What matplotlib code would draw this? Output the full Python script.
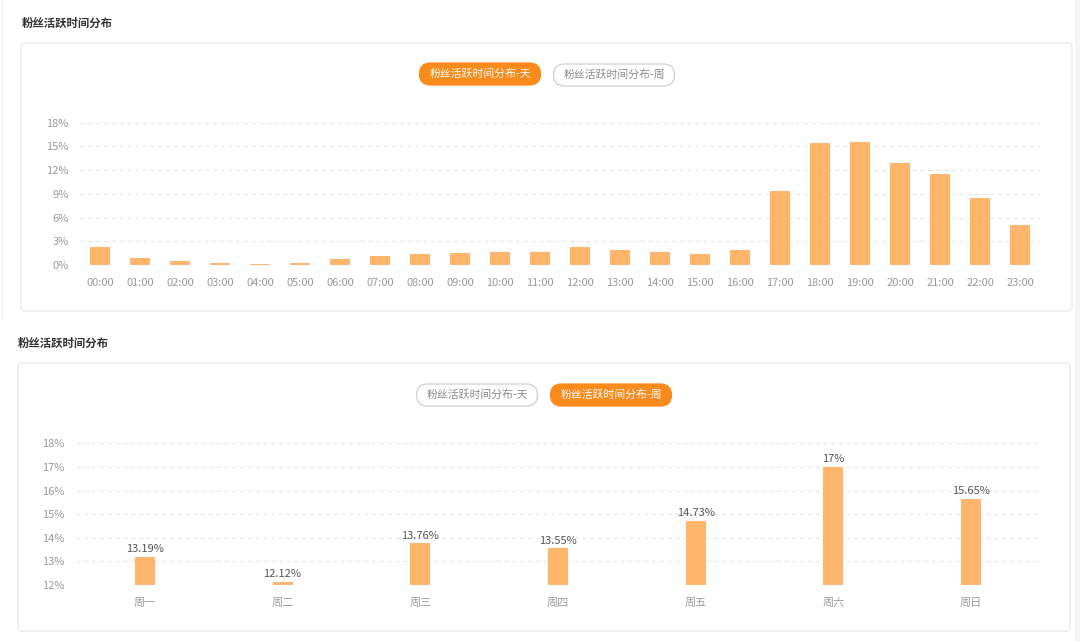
import numpy as np
import matplotlib
matplotlib.use("Agg")
import matplotlib.pyplot as plt
from matplotlib.patches import FancyBboxPatch, Rectangle

plt.rcParams['font.family'] = ['Noto Sans CJK SC', 'DejaVu Sans']

# data
hours = ["%02d:00" % h for h in range(24)]
hour_vals = [2.3, 0.9, 0.45, 0.2, 0.1, 0.25, 0.7, 1.15, 1.35, 1.47, 1.65, 1.7,
             2.24, 1.9, 1.7, 1.44, 1.85, 9.4, 15.37, 15.6, 12.9, 11.5, 8.5, 5.0]
days = ["周一", "周二", "周三", "周四", "周五", "周六", "周日"]
day_vals = [13.19, 12.12, 13.76, 13.55, 14.73, 17, 15.65]
day_labels = ["13.19%", "12.12%", "13.76%", "13.55%", "14.73%", "17%", "15.65%"]
title = "粉丝活跃时间分布"
btn_day = "粉丝活跃时间分布-天"
btn_week = "粉丝活跃时间分布-周"

BAR = "#ffb66c"
ORANGE = "#f98a1c"
GRID = "#e6e6e6"
TICK = "#9a9a9a"

W, H = 1080, 641
fig = plt.figure(figsize=(W / 100, H / 100), dpi=100)
fig.patch.set_facecolor("white")

# background layer in pixel coords
bg = fig.add_axes([0, 0, 1, 1])
bg.set_xlim(0, W)
bg.set_ylim(H, 0)
bg.axis("off")
bg.add_patch(Rectangle((1075, 0), 5, H, color="#f4f4f4", lw=0))
bg.plot([1.5, 1.5], [0, 318], color="#ececec", lw=1)


def card(x0, y0, x1, y1):
    bg.add_patch(FancyBboxPatch((x0, y0), x1 - x0, y1 - y0,
                                boxstyle="round,pad=0,rounding_size=4",
                                fc="white", ec="#e8e8e8", lw=0.9))


def pill(cx, cy, text, active):
    w, h = 121, 22
    bg.add_patch(FancyBboxPatch((cx - w / 2, cy - h / 2), w, h,
                                boxstyle="round,pad=0,rounding_size=11",
                                fc=ORANGE if active else "white",
                                ec=ORANGE if active else "#cfcfcf", lw=0.9))
    bg.text(cx, cy, text, ha="center", va="center", fontsize=7.8,
            color="white" if active else "#8a8a8a")


bg.text(22, 23, title, ha="left", va="center", fontsize=8.2, fontweight="bold", color="#333333")
card(21, 43, 1072, 311)
pill(480, 74, btn_day, True)
pill(614, 75, btn_week, False)

bg.text(18, 343, title, ha="left", va="center", fontsize=8.2, fontweight="bold", color="#333333")
card(18, 363, 1070, 631)
pill(477, 395, btn_day, False)
pill(611, 395, btn_week, True)


def style(ax):
    ax.set_facecolor("none")
    for s in ax.spines.values():
        s.set_visible(False)
    ax.yaxis.grid(True, color=GRID, ls=(0, (4, 3)), lw=0.8)
    ax.set_axisbelow(True)
    ax.tick_params(length=0, colors=TICK, labelsize=8)
    ax.tick_params(axis="x", pad=9)
    ax.tick_params(axis="y", pad=8)


# top chart: by hour
ax1 = fig.add_axes([80 / W, (H - 265) / H, 960 / W, 142.4 / H])
x = np.arange(len(hours))
ax1.bar(x, hour_vals, width=0.5, color=BAR, zorder=3)
ax1.set_xlim(-0.5, len(hours) - 0.5)
ax1.set_ylim(0, 18)
ax1.set_yticks(range(0, 19, 3))
ax1.set_yticklabels(["%d%%" % v for v in range(0, 19, 3)])
ax1.set_xticks(x)
ax1.set_xticklabels(hours)
style(ax1)
ax1.axhline(0, color="#eeeeee", lw=0.8, zorder=2)

# bottom chart: by weekday
ax2 = fig.add_axes([76 / W, (H - 585) / H, 964 / W, 141.7 / H])
x2 = np.arange(len(days))
ax2.bar(x2, [v - 12 for v in day_vals], bottom=12, width=0.145, color=BAR, zorder=3)
for xi, v, lab in zip(x2, day_vals, day_labels):
    ax2.text(xi, v + 0.12, lab, ha="center", va="bottom", fontsize=8, color="#555555")
ax2.set_xlim(-0.5, len(days) - 0.5)
ax2.set_ylim(12, 18)
ax2.set_yticks(range(12, 19))
ax2.set_yticklabels(["%d%%" % v for v in range(12, 19)])
ax2.set_xticks(x2)
ax2.set_xticklabels(days)
style(ax2)

fig.savefig("out.png", dpi=100)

══════════════════════════════

• **Problem statement**
Find the word "matplotlib" in the data and copy out each line where it turns up.

• **Response below**
What matplotlib code would draw this? Output the full Python script.
import matplotlib
matplotlib.use("Agg")
import matplotlib.pyplot as plt
from matplotlib.patches import FancyBboxPatch, Rectangle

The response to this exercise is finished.